June 30, 2022
The De dwa da dehs nye>s Aboriginal Health Centre is expanding its services in Niagara.

Traditional western medicine can do wonders, but only when it’s trusted and part of a process to overall wellness.

Indigenous People in Niagara will soon have another path to achieving that overall wellness, thanks to the expansion of the De dwa da dehs nye>s Aboriginal Health Centre (DAHC). The agency, which has been providing mental health services in the region since 2017, will now offer primary care options for Indigenous People.

“It really involves considering western medicine and the importance of that, but also keeping that strong focus on Indigenous and traditional ways of health and healing,” said Bryanne Smart, board chair for DAHC.
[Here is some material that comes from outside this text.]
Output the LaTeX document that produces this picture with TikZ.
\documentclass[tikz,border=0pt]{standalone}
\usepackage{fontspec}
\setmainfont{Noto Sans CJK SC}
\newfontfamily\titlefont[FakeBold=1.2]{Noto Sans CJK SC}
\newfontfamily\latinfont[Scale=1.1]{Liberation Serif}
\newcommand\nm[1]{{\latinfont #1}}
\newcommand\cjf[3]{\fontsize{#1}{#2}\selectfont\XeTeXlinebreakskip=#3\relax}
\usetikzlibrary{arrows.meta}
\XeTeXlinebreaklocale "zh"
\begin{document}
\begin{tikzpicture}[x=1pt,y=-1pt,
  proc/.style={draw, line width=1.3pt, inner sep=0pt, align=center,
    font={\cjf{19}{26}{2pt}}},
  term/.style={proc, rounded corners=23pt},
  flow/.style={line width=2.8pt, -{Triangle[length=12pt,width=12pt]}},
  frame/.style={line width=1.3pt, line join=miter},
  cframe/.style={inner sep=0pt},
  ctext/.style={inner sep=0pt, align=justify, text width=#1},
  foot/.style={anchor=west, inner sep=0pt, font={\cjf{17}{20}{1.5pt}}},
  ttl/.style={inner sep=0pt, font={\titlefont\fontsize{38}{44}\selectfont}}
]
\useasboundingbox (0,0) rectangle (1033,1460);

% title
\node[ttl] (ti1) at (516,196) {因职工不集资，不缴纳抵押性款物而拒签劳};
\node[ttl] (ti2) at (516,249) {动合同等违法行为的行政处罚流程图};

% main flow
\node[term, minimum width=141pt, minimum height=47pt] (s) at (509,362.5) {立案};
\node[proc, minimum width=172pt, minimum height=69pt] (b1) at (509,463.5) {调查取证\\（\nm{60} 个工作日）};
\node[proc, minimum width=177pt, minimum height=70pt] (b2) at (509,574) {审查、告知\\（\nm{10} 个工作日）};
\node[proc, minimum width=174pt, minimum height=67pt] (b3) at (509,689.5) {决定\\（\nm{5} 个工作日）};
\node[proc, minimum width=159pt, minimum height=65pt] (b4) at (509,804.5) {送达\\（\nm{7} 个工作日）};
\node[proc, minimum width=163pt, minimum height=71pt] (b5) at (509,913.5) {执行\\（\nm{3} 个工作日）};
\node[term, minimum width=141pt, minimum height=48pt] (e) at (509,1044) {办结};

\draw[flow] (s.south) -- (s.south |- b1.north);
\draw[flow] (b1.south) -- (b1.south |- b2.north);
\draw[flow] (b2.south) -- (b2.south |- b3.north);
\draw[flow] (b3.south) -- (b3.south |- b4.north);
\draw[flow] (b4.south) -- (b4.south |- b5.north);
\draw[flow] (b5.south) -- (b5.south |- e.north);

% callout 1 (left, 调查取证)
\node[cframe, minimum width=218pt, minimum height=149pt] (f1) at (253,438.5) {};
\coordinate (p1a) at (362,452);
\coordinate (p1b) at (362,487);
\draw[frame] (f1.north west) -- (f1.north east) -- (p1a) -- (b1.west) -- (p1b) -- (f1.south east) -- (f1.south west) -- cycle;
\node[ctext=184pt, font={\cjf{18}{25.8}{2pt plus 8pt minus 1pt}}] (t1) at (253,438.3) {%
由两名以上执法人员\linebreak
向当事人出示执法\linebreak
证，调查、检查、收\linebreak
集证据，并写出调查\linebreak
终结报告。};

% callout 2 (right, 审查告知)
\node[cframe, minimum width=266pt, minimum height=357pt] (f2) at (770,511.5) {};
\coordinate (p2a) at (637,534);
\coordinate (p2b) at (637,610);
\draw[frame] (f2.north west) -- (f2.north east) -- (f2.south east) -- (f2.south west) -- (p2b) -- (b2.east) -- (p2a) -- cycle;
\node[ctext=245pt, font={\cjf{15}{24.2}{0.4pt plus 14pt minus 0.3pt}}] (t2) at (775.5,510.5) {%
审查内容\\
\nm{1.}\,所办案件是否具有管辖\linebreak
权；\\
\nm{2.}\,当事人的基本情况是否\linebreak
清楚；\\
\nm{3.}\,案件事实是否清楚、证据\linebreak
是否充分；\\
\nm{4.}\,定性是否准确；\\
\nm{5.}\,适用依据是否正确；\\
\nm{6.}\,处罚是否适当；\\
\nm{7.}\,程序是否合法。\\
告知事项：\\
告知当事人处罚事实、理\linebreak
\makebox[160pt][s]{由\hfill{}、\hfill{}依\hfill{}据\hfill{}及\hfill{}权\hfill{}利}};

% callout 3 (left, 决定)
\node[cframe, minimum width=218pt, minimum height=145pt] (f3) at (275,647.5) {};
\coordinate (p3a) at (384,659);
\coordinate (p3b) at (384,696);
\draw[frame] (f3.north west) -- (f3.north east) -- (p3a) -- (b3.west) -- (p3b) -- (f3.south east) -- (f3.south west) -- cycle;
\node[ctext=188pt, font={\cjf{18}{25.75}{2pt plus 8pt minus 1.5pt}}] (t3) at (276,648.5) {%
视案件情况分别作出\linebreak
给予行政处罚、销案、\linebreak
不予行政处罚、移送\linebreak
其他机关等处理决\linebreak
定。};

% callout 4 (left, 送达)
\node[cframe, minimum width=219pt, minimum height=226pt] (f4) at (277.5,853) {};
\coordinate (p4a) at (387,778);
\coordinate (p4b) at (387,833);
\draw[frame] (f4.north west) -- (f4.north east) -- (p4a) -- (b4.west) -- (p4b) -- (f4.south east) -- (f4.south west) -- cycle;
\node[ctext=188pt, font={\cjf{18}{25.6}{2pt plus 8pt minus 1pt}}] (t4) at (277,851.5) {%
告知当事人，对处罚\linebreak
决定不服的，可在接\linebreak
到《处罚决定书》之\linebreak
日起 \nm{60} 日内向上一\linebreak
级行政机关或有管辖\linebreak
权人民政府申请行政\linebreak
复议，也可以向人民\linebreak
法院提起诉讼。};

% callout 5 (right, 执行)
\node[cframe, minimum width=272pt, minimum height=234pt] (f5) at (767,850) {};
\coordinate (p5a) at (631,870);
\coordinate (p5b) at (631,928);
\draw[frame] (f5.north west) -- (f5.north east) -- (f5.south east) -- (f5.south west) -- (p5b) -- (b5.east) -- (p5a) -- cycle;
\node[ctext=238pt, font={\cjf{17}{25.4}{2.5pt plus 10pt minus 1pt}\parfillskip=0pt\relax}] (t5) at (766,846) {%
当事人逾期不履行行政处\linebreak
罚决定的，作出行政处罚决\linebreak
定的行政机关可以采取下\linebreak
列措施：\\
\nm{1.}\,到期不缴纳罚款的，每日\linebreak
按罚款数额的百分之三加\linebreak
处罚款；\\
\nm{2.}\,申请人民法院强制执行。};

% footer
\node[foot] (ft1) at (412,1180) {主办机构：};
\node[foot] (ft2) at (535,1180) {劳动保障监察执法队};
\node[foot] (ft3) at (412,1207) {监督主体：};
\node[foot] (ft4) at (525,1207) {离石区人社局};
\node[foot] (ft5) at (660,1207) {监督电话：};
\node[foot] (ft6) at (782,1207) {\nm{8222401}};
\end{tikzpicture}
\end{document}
The centre already operates similar services out of Hamilton and Brantford, and between their experiences in those regions as well as the success of the mental health programs that have already been offered in Niagara, Smart said they saw a need to bring culturally sensitive primary care to Niagara. 

“We have wait lists. So we know that that means that people are looking for this type of service,” she said. “We have a number of people who want to be a part of this. They’ve had maybe poor experiences in mainstream health care centres. And … having that culturally directed service is really important.”
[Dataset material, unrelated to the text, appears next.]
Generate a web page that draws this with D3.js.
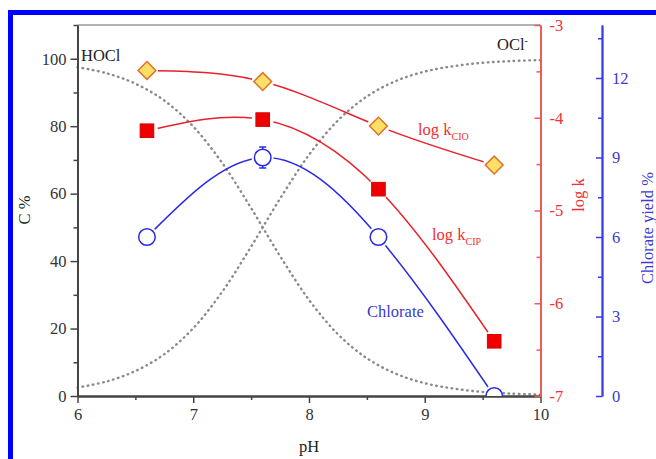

DAHC merges western medicine with Indigenous practices and thoughts on wellness, Smart said. Appointments are usually longer, and Smart said there’s a focus on building a relationship with the patient and creating a safe space.
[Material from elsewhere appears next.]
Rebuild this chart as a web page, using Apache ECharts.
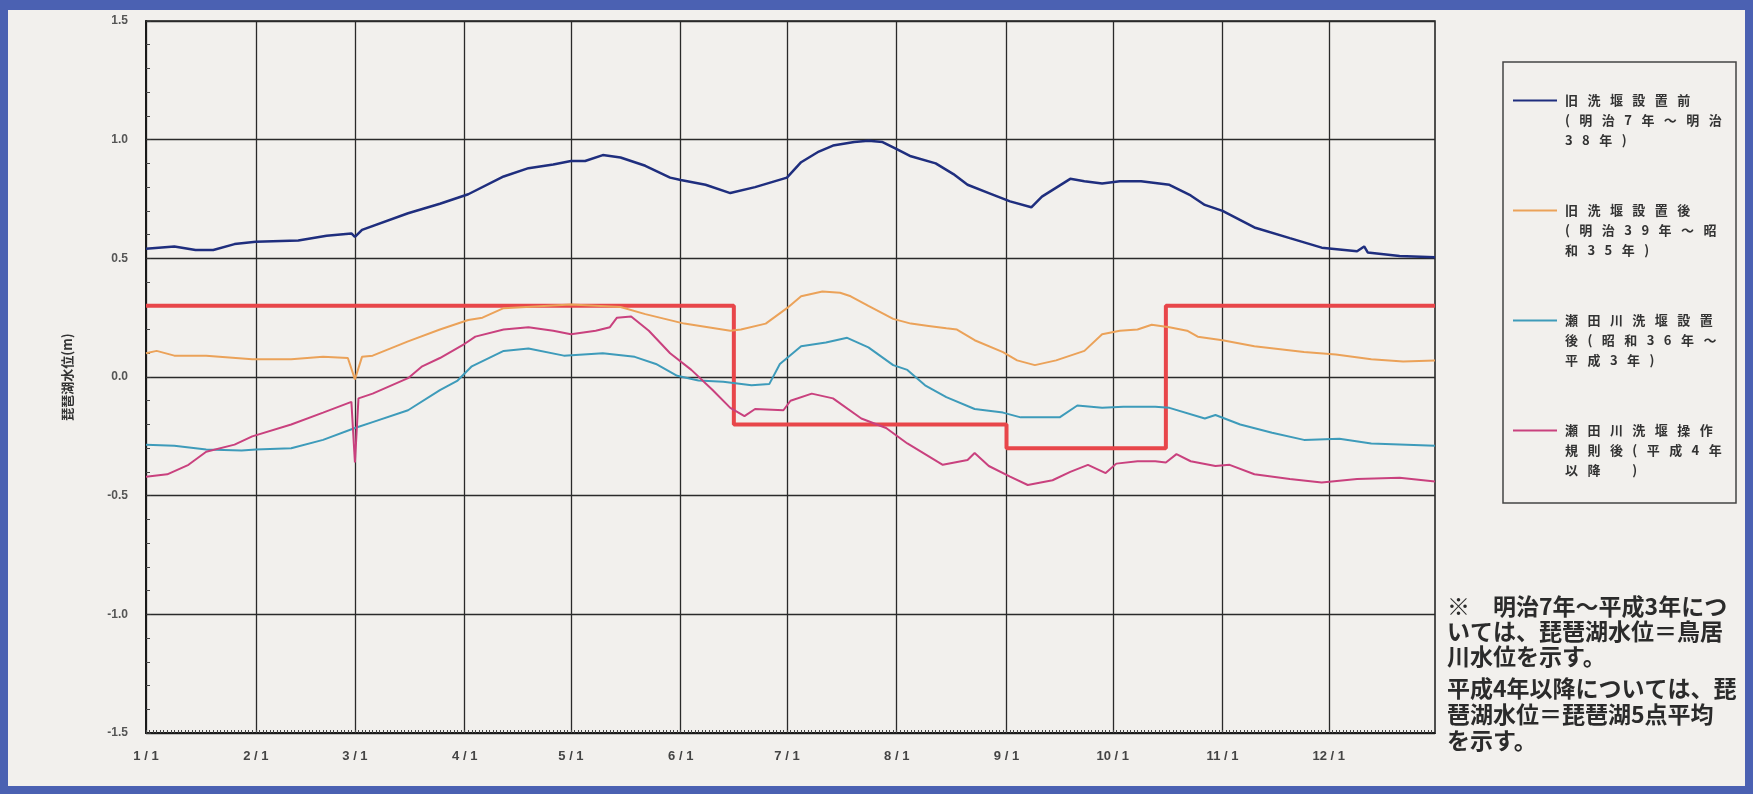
<!DOCTYPE html>
<html>
<head>
<meta charset="utf-8">
<script src="https://cdn.jsdelivr.net/npm/echarts/dist/echarts.min.js"></script>
<style>
html, body { margin: 0; padding: 0; }
#frame { position: absolute; left: 0; top: 0; width: 1753px; height: 794px; box-sizing: border-box;
  background: #f2f0ed; border-style: solid; border-color: #4b61b2; border-width: 10px 8px 8px 8px; }
#chart { position: absolute; left: 0; top: 0; width: 1753px; height: 794px; }
</style>
</head>
<body>
<div id="frame"></div>
<div id="chart"></div>
<script>
// 月の日数 -> 日付カテゴリ (1/1 .. 12/31)
var monthDays = [31, 28, 31, 30, 31, 30, 31, 31, 30, 31, 30, 31];
var days = [];
var monthStarts = [];
for (var m = 0; m < 12; m++) {
  monthStarts.push(days.length);
  for (var d = 1; d <= monthDays[m]; d++) {
    days.push((m + 1) + '/' + d);
  }
}

// 系列名
var nameS1 = '旧洗堰設置前(明治7年～明治38年)';
var nameS2 = '旧洗堰設置後(明治39年～昭和35年)';
var nameS3 = '瀬田川洗堰設置後(昭和36年～平成3年)';
var nameS4 = '瀬田川洗堰操作規則後(平成4年以降)';
var nameRule = '制限水位';

// 凡例の表示(3行)
var legendLines = {};
legendLines[nameS1] = ['旧洗堰設置前', '(明治7年～明治', '38年)'];
legendLines[nameS2] = ['旧洗堰設置後', '(明治39年～昭', '和35年)'];
legendLines[nameS3] = ['瀬田川洗堰設置', '後(昭和36年～', '平成3年)'];
legendLines[nameS4] = ['瀬田川洗堰操作', '規則後(平成4年', '以降　)'];

// [日(1/1=0), 水位m]
var s1 = [[0,0.54],[8,0.55],[14,0.535],[19,0.535],[25,0.56],[31,0.57],[43,0.575],[51,0.595],[58,0.605],[59,0.59],
  [61,0.62],[74,0.69],[83,0.73],[91,0.77],[101,0.845],[108,0.88],[115,0.895],[120,0.91],[124,0.91],[129,0.935],
  [134,0.925],[141,0.89],[148,0.84],[151,0.83],[158,0.81],[165,0.775],[172,0.80],[181,0.84],[185,0.905],[190,0.95],
  [194,0.975],[200,0.99],[204,0.995],[208,0.99],[212,0.96],[216,0.93],[223,0.90],[228,0.855],[232,0.81],[238,0.775],
  [244,0.74],[250,0.715],[253,0.76],[261,0.835],[265,0.825],[270,0.815],[275,0.825],[281,0.825],[289,0.81],[295,0.765],
  [299,0.725],[304,0.70],[313,0.63],[323,0.585],[332,0.545],[342,0.53],[344,0.55],[345,0.525],[354,0.51],[364,0.505]];

var s2 = [[0,0.10],[3,0.11],[8,0.09],[17,0.09],[30,0.075],[41,0.075],[50,0.085],[57,0.08],[59,-0.01],[61,0.085],
  [64,0.09],[74,0.15],[83,0.20],[91,0.24],[95,0.25],[101,0.29],[120,0.305],[134,0.295],[141,0.265],[152,0.225],
  [165,0.195],[168,0.20],[175,0.225],[181,0.29],[185,0.34],[191,0.36],[196,0.355],[199,0.34],[204,0.30],[211,0.245],
  [216,0.225],[221,0.215],[226,0.205],[229,0.20],[234,0.155],[242,0.105],[246,0.07],[251,0.05],[257,0.07],[261,0.09],
  [265,0.11],[270,0.18],[275,0.195],[280,0.20],[284,0.22],[289,0.21],[294,0.195],[297,0.17],[304,0.155],[313,0.13],
  [327,0.105],[336,0.095],[346,0.075],[355,0.065],[364,0.07]];

var s3 = [[0,-0.285],[8,-0.29],[17,-0.305],[27,-0.31],[31,-0.305],[41,-0.30],[50,-0.265],[59,-0.215],[64,-0.19],[74,-0.14],
  [83,-0.055],[88,-0.015],[92,0.045],[101,0.11],[108,0.12],[118,0.09],[129,0.10],[138,0.085],[144,0.055],[150,0.005],
  [156,-0.015],[163,-0.02],[171,-0.035],[176,-0.03],[179,0.055],[185,0.13],[192,0.145],[198,0.165],[204,0.125],[211,0.05],
  [215,0.03],[220,-0.035],[226,-0.085],[234,-0.135],[242,-0.15],[247,-0.17],[258,-0.17],[263,-0.12],[270,-0.13],[276,-0.125],
  [285,-0.125],[289,-0.13],[299,-0.175],[302,-0.16],[309,-0.20],[318,-0.235],[327,-0.265],[337,-0.26],[346,-0.28],[364,-0.29]];

var s4 = [[0,-0.42],[6,-0.41],[12,-0.37],[17,-0.315],[25,-0.285],[30,-0.25],[41,-0.20],[50,-0.15],[58,-0.105],[59,-0.36],
  [60,-0.09],[64,-0.07],[74,-0.005],[78,0.045],[83,0.08],[90,0.14],[93,0.17],[101,0.20],[108,0.21],[115,0.195],
  [120,0.18],[127,0.195],[131,0.21],[133,0.25],[137,0.255],[142,0.195],[148,0.10],[154,0.03],[160,-0.055],[165,-0.13],
  [169,-0.165],[172,-0.135],[180,-0.14],[182,-0.10],[188,-0.07],[194,-0.09],[202,-0.175],[209,-0.215],[215,-0.28],[225,-0.37],
  [232,-0.35],[234,-0.32],[238,-0.375],[244,-0.42],[249,-0.455],[256,-0.435],[261,-0.40],[266,-0.37],[271,-0.405],[274,-0.365],
  [280,-0.355],[285,-0.355],[288,-0.36],[291,-0.325],[295,-0.355],[302,-0.375],[306,-0.37],[313,-0.41],[323,-0.43],[332,-0.445],
  [342,-0.43],[354,-0.425],[364,-0.44]];

// 制限水位 (6/16～8/31: -0.2, 9/1～10/15: -0.3, 他: +0.3)
var rule = [[0,0.3],[166,-0.2],[243,-0.3],[288,0.3],[364,0.3]];

var yTicks = [-1.5, -1.0, -0.5, 0.0, 0.5, 1.0, 1.5];

var noteText1 = '※　明治7年～平成3年につ\nいては、琵琶湖水位＝鳥居\n川水位を示す。';
var noteText2 = '平成4年以降については、琵\n琶湖水位＝琵琶湖5点平均\nを示す。';

var SP = '\u2002 ';
function spaced(s) { return s.split('').join(SP); }
function isMonthStart(i) { return monthStarts.indexOf(i) >= 0; }

var dom = document.getElementById('chart');
var myChart = echarts.init(dom, null, { renderer: 'canvas' });

var option = {
  animation: false,
  backgroundColor: 'transparent',
  textStyle: { fontFamily: 'Noto Sans CJK JP' },
  title: [{
    text: noteText1,
    left: 1442,
    top: 589,
    textStyle: { fontSize: 23, fontWeight: 'bold', color: '#2b2b2b', lineHeight: 25 }
  }, {
    text: noteText2,
    left: 1442,
    top: 670,
    textStyle: { fontSize: 23, fontWeight: 'bold', color: '#2b2b2b', lineHeight: 26 }
  }],
  // 凡例の枠
  graphic: [{
    type: 'rect',
    shape: { x: 1503, y: 62, width: 233, height: 441 },
    style: { fill: 'none', stroke: '#444', lineWidth: 1.5 }
  }],
  legend: {
    orient: 'vertical',
    left: 1513,
    top: 54,
    data: [nameS1, nameS2, nameS3, nameS4],
    icon: 'rect',
    itemWidth: 44,
    itemHeight: 2,
    itemGap: 17,
    padding: 0,
    selectedMode: false,
    // 上に空行2つ -> 1行目がアイコンの高さに来る
    formatter: function (name) {
      return '\n\n' + legendLines[name].map(spaced).join('\n');
    },
    textStyle: { fontSize: 13, fontWeight: 'bold', color: '#333', lineHeight: 20, padding: [-20, 0, -20, 3] }
  },
  grid: {
    left: 146, right: 318, top: 21, bottom: 61,
    show: true, borderColor: '#1a1a1a', borderWidth: 1.5
  },
  xAxis: {
    type: 'category',
    data: days,
    boundaryGap: false,
    axisLine: { onZero: false, lineStyle: { color: '#1a1a1a', width: 2 } },
    axisTick: { show: true, interval: 0, inside: true, length: 3, lineStyle: { color: '#444', width: 1 } },
    axisLabel: {
      interval: function (i) { return isMonthStart(i); },
      formatter: function (v) { return v.replace('/', ' / '); },
      color: '#444', fontSize: 13, fontWeight: 'bold', margin: 17, fontFamily: 'Liberation Sans'
    },
    splitLine: {
      show: true,
      interval: function (i) { return isMonthStart(i); },
      lineStyle: { color: '#2a2a2a', width: 1.3 }
    }
  },
  yAxis: {
    type: 'value',
    min: yTicks[0],
    max: yTicks[yTicks.length - 1],
    interval: 0.5,
    name: '琵琶湖水位(m)',
    nameLocation: 'middle',
    nameGap: 72,
    nameRotate: 90,
    nameTextStyle: { fontSize: 13, color: '#333', fontWeight: 'bold' },
    axisLine: { show: true, lineStyle: { color: '#1a1a1a', width: 2 } },
    axisTick: { show: true, inside: true, length: 5, lineStyle: { color: '#333' } },
    minorTick: { show: true, splitNumber: 5, length: 4, lineStyle: { color: '#444' } },
    axisLabel: {
      formatter: function (v) { return v.toFixed(1); },
      color: '#555', fontSize: 12, fontWeight: 'bold', margin: 18, fontFamily: 'Liberation Sans'
    },
    splitLine: { show: true, lineStyle: { color: '#2a2a2a', width: 1.3 } }
  },
  series: [{
    name: nameRule, type: 'line', data: rule, step: 'end', symbol: 'none',
    color: '#e8464a', lineStyle: { width: 4, color: '#e8464a' }, z: 1
  }, {
    name: nameS1, type: 'line', data: s1, symbol: 'none',
    color: '#1f2e7e', lineStyle: { width: 2.5, color: '#1f2e7e' }, z: 3
  }, {
    name: nameS2, type: 'line', data: s2, symbol: 'none',
    color: '#eba259', lineStyle: { width: 2, color: '#eba259' }, z: 3
  }, {
    name: nameS3, type: 'line', data: s3, symbol: 'none',
    color: '#3e9bba', lineStyle: { width: 2, color: '#3e9bba' }, z: 3
  }, {
    name: nameS4, type: 'line', data: s4, symbol: 'none',
    color: '#c9417e', lineStyle: { width: 2, color: '#c9417e' }, z: 3
  }]
};

myChart.setOption(option);
</script>
</body>
</html>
“It’s important to access services that are culturally safe, and that are relationship based and that are very welcoming because the reality is that’s not what our folks and our Indigenous People experience in the health care system and quite frankly, other systems as well,” Smart said.

Previously, DAHC’s St. Catharines site offered counsellors and outreach workers for child and youth mental health, as well as counsellors and support for adult mental health. They also run a Rapid Access to Addictions Medicine clinic, an Aboriginal patient navigator program, as well as a traditional healing program.

With the expansion they’ll be hiring a physician, nurse practitioner and registered practical nurse.

“As an Indigenous physician and past member of the Board of De dwa da dehs nye>s, I celebrate the infusion of much needed resources to support the health and well-being of Indigenous People in Niagara,” said Dr. Bradley Johnson, a chronic pain specialist.

Smart said they’re hoping to fill some gaps that exist in Niagara, such as around diabetes education. And further expansion will be considered as they continue to grow.